Nur war es auch die EU, die Investitionen in Atom- und Gaskraft als nachhaltig eingestuft hat. Sie macht damit genau das, was sie an anderer Stelle kritisiert: Sie führt Verbraucher, in dem Fall Privatanleger, die auf Nachhaltigkeit und Klimaschutz setzen, in die Irre. Die EU schreibt sich also einerseits auf die Fahne, das Umweltbewusstsein von Verbrauchern zu schützen, indem sie Produzenten dazu verdonnert, die Nachhaltigkeit ihrer Produkte unter Beweis zu stellen. Gleichzeitig gibt sie den Verbrauchern – per Taxonomie – die Empfehlung, den Wolf im Schafspelz ins Depot zu lassen. In der klinischen Psychologie nennt man das eine Doppelbotschaft. Demnach führen derlei widersprüchliche Aussagen beim Empfänger zu Verwirrung, Unsicherheit und Stress – und sind Indiz einer dysfunktionalen, also gestörten, Beziehung.

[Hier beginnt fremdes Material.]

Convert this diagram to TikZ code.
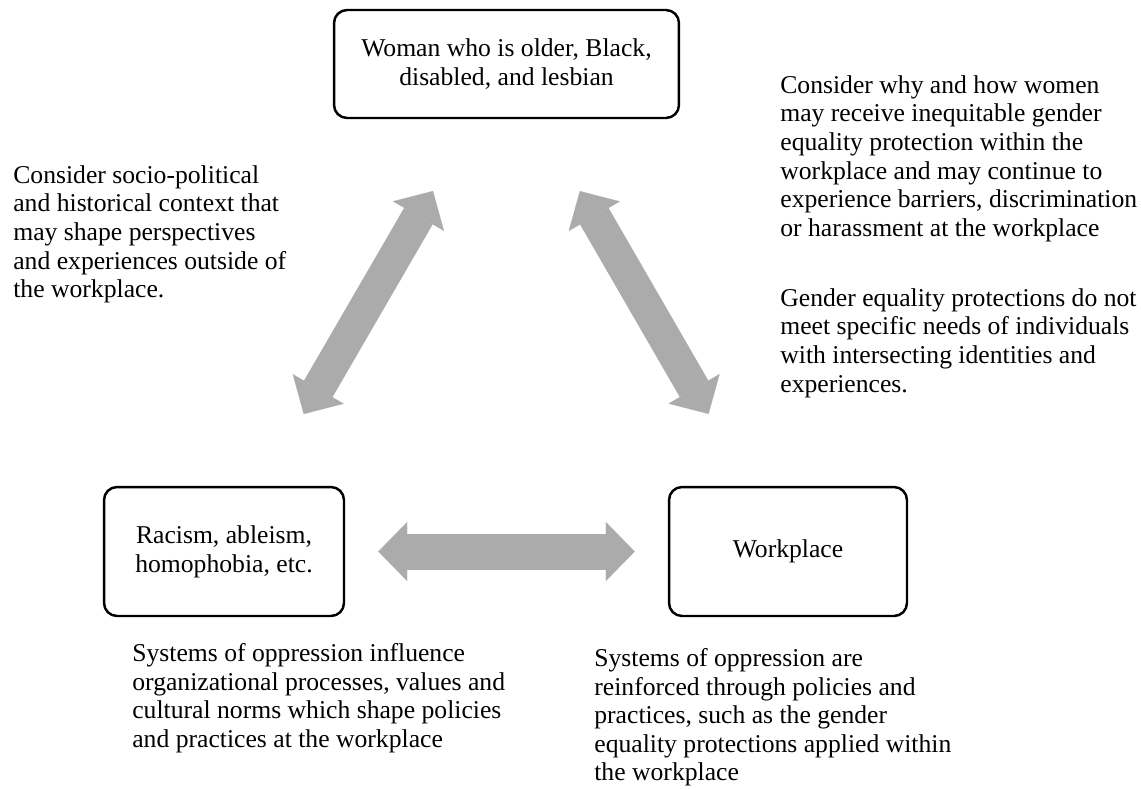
\documentclass[tikz,border=0pt]{standalone}
\usepackage{fontspec}
\setmainfont{Liberation Serif}
\usetikzlibrary{arrows.meta, positioning}
\definecolor{arrowgray}{RGB}{171,171,171}

\tikzset{
  idbox/.style={draw, line width=1.4pt, rounded corners=0.26cm, align=center,
    minimum width=4.8cm, minimum height=2.58cm, font=\fontsize{14.6}{16.3}\selectfont},
  note/.style={anchor=north west, inner sep=0pt, align=left,
    font=\fontsize{14.6}{16.3}\selectfont},
  blocktip/.tip={Triangle[width=1.18cm, length=0.58cm, line width=0.1pt]},
  link/.style={arrowgray, line width=#1, blocktip-blocktip},
}

\begin{document}
\begin{tikzpicture}[x=0.02cm, y=-0.02cm]
  % Page frame
  \useasboundingbox (0,0) rectangle (1141,789);

  % The three boxes
  \node[idbox, minimum width=6.9cm, minimum height=2.16cm] (woman) at (506.5,64)
    {Woman who is older, Black,\\disabled, and lesbian};
  \node[idbox] (isms) at (224,551.5) {Racism, ableism,\\homophobia, etc.};
  \node[idbox, minimum width=4.76cm] (work) at (788,551.5) {Workplace};

  % Two-way block arrows between the boxes
  \draw[link=0.66cm, shorten <=1.66cm, shorten >=1.66cm] (woman) -- (isms);
  \draw[link=0.66cm, shorten <=1.66cm, shorten >=1.66cm] (woman) -- (work);
  \draw[link=0.72cm, shorten <=0.66cm, shorten >=0.66cm] (isms) -- (work);

  % Left note
  \node[note] (context) at (13,165)
    {Consider socio-political\\and historical context that\\may shape perspectives\\
     and experiences outside of\\the workplace.};

  % Right notes
  \node[note] (inequity) at (780,75)
    {Consider why and how women\\may receive inequitable gender\\
     equality protection within the\\workplace and may continue to\\
     experience barriers, discrimination\\or harassment at the workplace};
  \node[note] (needs) at (780,288)
    {Gender equality protections do not\\meet specific needs of individuals\\
     with intersecting identities and\\experiences.};

  % Bottom notes
  \node[note] (influence) at (132,643)
    {Systems of oppression influence\\organizational processes, values and\\
     cultural norms which shape policies\\and practices at the workplace};
  \node[note] (reinforce) at (594,648)
    {Systems of oppression are\\reinforced through policies and\\
     practices, such as the gender\\equality protections applied within\\
     the workplace};
\end{tikzpicture}
\end{document}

In dem Fall ist es allerdings eher die Beziehung der EU zu sich selbst, die nicht ganz kohärent zu sein scheint. Der moralische Anspruch und die politische Realität streiten ganz offensichtlich um die Vormacht. Am Ende ist denkbar, dass der Markt das Problem selbst löst: „Während früher einige Anbieter bei der Einstufung, wie nachhaltig ihre Produkte sind, sehr großzügig waren, beobachten wir heute genau das Gegenteil: Die Branche ist sehr vorsichtig geworden und will sich auf keinem Fall einem „Greenwashing“-Vorwurf aussetzen lassen“, beobachtet Nachhaltigkeitsexperte Christian Klein, Professor für nachhaltige Finanzen an der Universität Kassel. Ende des vergangenen Jahres stuften Vermögensverwalter reihenweise Artikel-9-Fonds zurück zu Artikel-8-Fonds. Die Begründung der Geldhäuser: Widersprüche und Unklarheiten in der Interpretation des Regelwerks der EU für nachhaltiges Investieren.